### Task goal
Every line below is to be copied exactly, with the pictures left out.

***

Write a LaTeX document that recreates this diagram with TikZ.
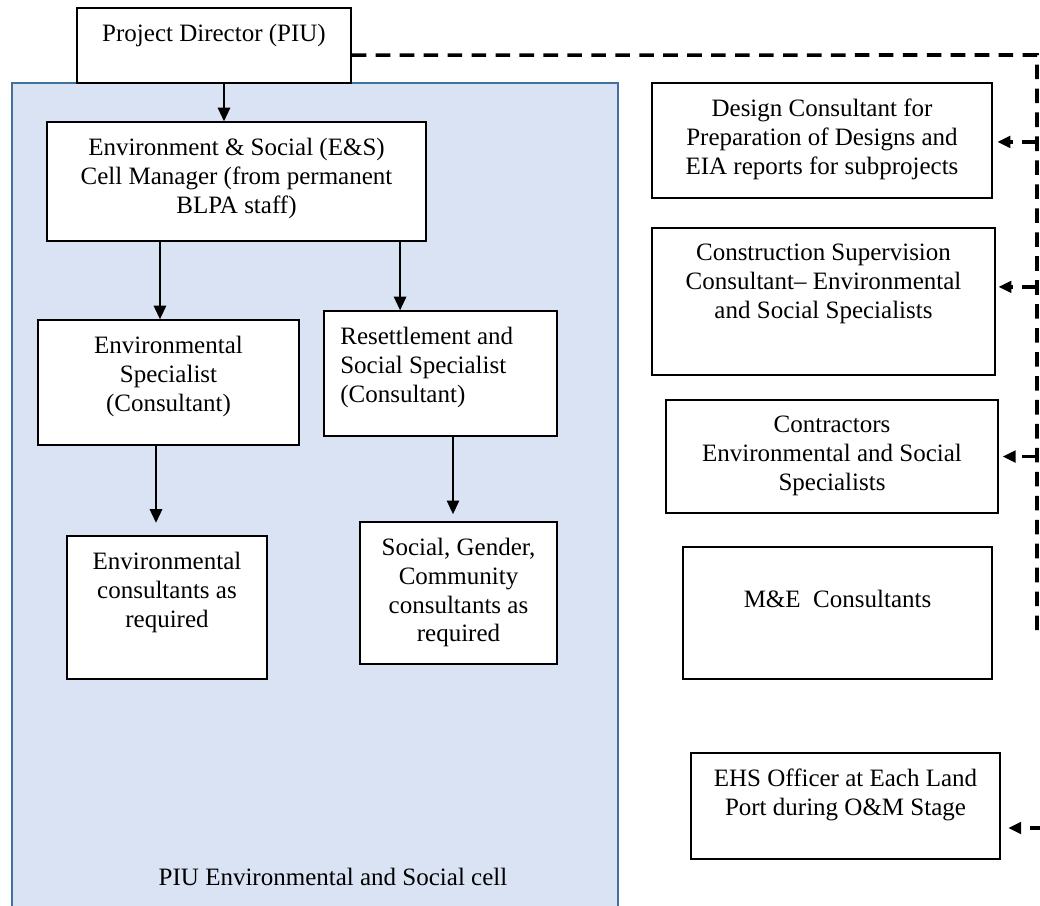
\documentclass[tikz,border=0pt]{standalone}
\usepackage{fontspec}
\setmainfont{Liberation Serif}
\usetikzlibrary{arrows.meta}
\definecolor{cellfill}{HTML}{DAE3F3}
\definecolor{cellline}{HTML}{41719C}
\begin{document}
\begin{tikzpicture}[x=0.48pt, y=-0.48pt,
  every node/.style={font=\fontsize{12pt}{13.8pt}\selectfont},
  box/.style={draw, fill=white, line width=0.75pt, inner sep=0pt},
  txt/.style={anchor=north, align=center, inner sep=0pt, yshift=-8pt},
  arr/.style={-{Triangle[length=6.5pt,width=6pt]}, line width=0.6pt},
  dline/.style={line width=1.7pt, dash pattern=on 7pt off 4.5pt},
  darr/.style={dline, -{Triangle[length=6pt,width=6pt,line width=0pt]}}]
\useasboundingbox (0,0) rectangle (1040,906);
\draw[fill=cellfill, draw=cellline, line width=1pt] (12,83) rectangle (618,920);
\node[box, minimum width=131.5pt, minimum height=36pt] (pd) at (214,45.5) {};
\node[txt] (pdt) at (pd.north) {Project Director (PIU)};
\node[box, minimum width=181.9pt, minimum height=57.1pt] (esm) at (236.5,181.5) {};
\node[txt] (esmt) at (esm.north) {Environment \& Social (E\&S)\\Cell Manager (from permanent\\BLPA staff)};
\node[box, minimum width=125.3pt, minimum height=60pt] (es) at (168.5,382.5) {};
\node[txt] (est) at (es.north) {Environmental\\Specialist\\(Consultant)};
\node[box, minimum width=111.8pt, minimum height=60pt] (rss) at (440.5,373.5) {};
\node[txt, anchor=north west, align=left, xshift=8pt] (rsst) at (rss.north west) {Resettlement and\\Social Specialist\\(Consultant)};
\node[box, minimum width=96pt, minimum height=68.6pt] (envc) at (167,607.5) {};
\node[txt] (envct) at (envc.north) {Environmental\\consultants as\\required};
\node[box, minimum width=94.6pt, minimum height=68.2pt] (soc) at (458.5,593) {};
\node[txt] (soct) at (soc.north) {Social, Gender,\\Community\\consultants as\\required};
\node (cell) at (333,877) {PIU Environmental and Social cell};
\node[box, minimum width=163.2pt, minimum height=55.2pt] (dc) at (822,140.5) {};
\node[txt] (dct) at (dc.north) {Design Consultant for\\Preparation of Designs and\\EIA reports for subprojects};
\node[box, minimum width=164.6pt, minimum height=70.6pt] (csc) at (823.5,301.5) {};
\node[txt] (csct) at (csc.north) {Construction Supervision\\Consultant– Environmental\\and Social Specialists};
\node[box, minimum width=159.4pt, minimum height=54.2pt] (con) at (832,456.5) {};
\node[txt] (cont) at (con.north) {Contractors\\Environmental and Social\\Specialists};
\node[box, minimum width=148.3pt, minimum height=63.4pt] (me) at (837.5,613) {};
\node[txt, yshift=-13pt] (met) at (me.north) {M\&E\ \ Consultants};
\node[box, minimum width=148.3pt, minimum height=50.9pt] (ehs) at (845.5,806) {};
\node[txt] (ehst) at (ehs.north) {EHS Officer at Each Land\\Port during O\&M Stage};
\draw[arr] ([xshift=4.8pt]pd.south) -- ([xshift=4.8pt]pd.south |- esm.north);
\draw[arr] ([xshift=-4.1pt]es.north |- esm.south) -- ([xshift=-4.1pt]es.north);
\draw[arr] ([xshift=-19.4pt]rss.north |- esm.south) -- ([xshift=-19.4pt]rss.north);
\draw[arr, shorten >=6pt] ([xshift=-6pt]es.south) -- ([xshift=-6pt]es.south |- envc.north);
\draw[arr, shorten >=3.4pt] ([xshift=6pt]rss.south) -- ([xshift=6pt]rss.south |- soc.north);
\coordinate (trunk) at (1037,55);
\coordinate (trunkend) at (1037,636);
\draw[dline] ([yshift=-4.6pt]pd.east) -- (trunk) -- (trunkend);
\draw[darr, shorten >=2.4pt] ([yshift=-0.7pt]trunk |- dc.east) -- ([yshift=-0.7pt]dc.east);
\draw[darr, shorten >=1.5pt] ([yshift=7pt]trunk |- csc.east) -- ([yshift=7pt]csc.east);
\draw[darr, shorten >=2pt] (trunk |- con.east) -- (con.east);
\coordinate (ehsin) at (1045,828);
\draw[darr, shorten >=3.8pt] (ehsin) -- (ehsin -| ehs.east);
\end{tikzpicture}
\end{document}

***

### The completed task
Write a LaTeX document that recreates this diagram with TikZ.
\documentclass[tikz,border=0pt]{standalone}
\usepackage{fontspec}
\setmainfont{Liberation Serif}
\usetikzlibrary{arrows.meta}
\definecolor{cellfill}{HTML}{DAE3F3}
\definecolor{cellline}{HTML}{41719C}
\begin{document}
\begin{tikzpicture}[x=0.48pt, y=-0.48pt,
  every node/.style={font=\fontsize{12pt}{13.8pt}\selectfont},
  box/.style={draw, fill=white, line width=0.75pt, inner sep=0pt},
  txt/.style={anchor=north, align=center, inner sep=0pt, yshift=-8pt},
  arr/.style={-{Triangle[length=6.5pt,width=6pt]}, line width=0.6pt},
  dline/.style={line width=1.7pt, dash pattern=on 7pt off 4.5pt},
  darr/.style={dline, -{Triangle[length=6pt,width=6pt,line width=0pt]}}]
\useasboundingbox (0,0) rectangle (1040,906);
\draw[fill=cellfill, draw=cellline, line width=1pt] (12,83) rectangle (618,920);
\node[box, minimum width=131.5pt, minimum height=36pt] (pd) at (214,45.5) {};
\node[txt] (pdt) at (pd.north) {Project Director (PIU)};
\node[box, minimum width=181.9pt, minimum height=57.1pt] (esm) at (236.5,181.5) {};
\node[txt] (esmt) at (esm.north) {Environment \& Social (E\&S)\\Cell Manager (from permanent\\BLPA staff)};
\node[box, minimum width=125.3pt, minimum height=60pt] (es) at (168.5,382.5) {};
\node[txt] (est) at (es.north) {Environmental\\Specialist\\(Consultant)};
\node[box, minimum width=111.8pt, minimum height=60pt] (rss) at (440.5,373.5) {};
\node[txt, anchor=north west, align=left, xshift=8pt] (rsst) at (rss.north west) {Resettlement and\\Social Specialist\\(Consultant)};
\node[box, minimum width=96pt, minimum height=68.6pt] (envc) at (167,607.5) {};
\node[txt] (envct) at (envc.north) {Environmental\\consultants as\\required};
\node[box, minimum width=94.6pt, minimum height=68.2pt] (soc) at (458.5,593) {};
\node[txt] (soct) at (soc.north) {Social, Gender,\\Community\\consultants as\\required};
\node (cell) at (333,877) {PIU Environmental and Social cell};
\node[box, minimum width=163.2pt, minimum height=55.2pt] (dc) at (822,140.5) {};
\node[txt] (dct) at (dc.north) {Design Consultant for\\Preparation of Designs and\\EIA reports for subprojects};
\node[box, minimum width=164.6pt, minimum height=70.6pt] (csc) at (823.5,301.5) {};
\node[txt] (csct) at (csc.north) {Construction Supervision\\Consultant– Environmental\\and Social Specialists};
\node[box, minimum width=159.4pt, minimum height=54.2pt] (con) at (832,456.5) {};
\node[txt] (cont) at (con.north) {Contractors\\Environmental and Social\\Specialists};
\node[box, minimum width=148.3pt, minimum height=63.4pt] (me) at (837.5,613) {};
\node[txt, yshift=-13pt] (met) at (me.north) {M\&E\ \ Consultants};
\node[box, minimum width=148.3pt, minimum height=50.9pt] (ehs) at (845.5,806) {};
\node[txt] (ehst) at (ehs.north) {EHS Officer at Each Land\\Port during O\&M Stage};
\draw[arr] ([xshift=4.8pt]pd.south) -- ([xshift=4.8pt]pd.south |- esm.north);
\draw[arr] ([xshift=-4.1pt]es.north |- esm.south) -- ([xshift=-4.1pt]es.north);
\draw[arr] ([xshift=-19.4pt]rss.north |- esm.south) -- ([xshift=-19.4pt]rss.north);
\draw[arr, shorten >=6pt] ([xshift=-6pt]es.south) -- ([xshift=-6pt]es.south |- envc.north);
\draw[arr, shorten >=3.4pt] ([xshift=6pt]rss.south) -- ([xshift=6pt]rss.south |- soc.north);
\coordinate (trunk) at (1037,55);
\coordinate (trunkend) at (1037,636);
\draw[dline] ([yshift=-4.6pt]pd.east) -- (trunk) -- (trunkend);
\draw[darr, shorten >=2.4pt] ([yshift=-0.7pt]trunk |- dc.east) -- ([yshift=-0.7pt]dc.east);
\draw[darr, shorten >=1.5pt] ([yshift=7pt]trunk |- csc.east) -- ([yshift=7pt]csc.east);
\draw[darr, shorten >=2pt] (trunk |- con.east) -- (con.east);
\coordinate (ehsin) at (1045,828);
\draw[darr, shorten >=3.8pt] (ehsin) -- (ehsin -| ehs.east);
\end{tikzpicture}
\end{document}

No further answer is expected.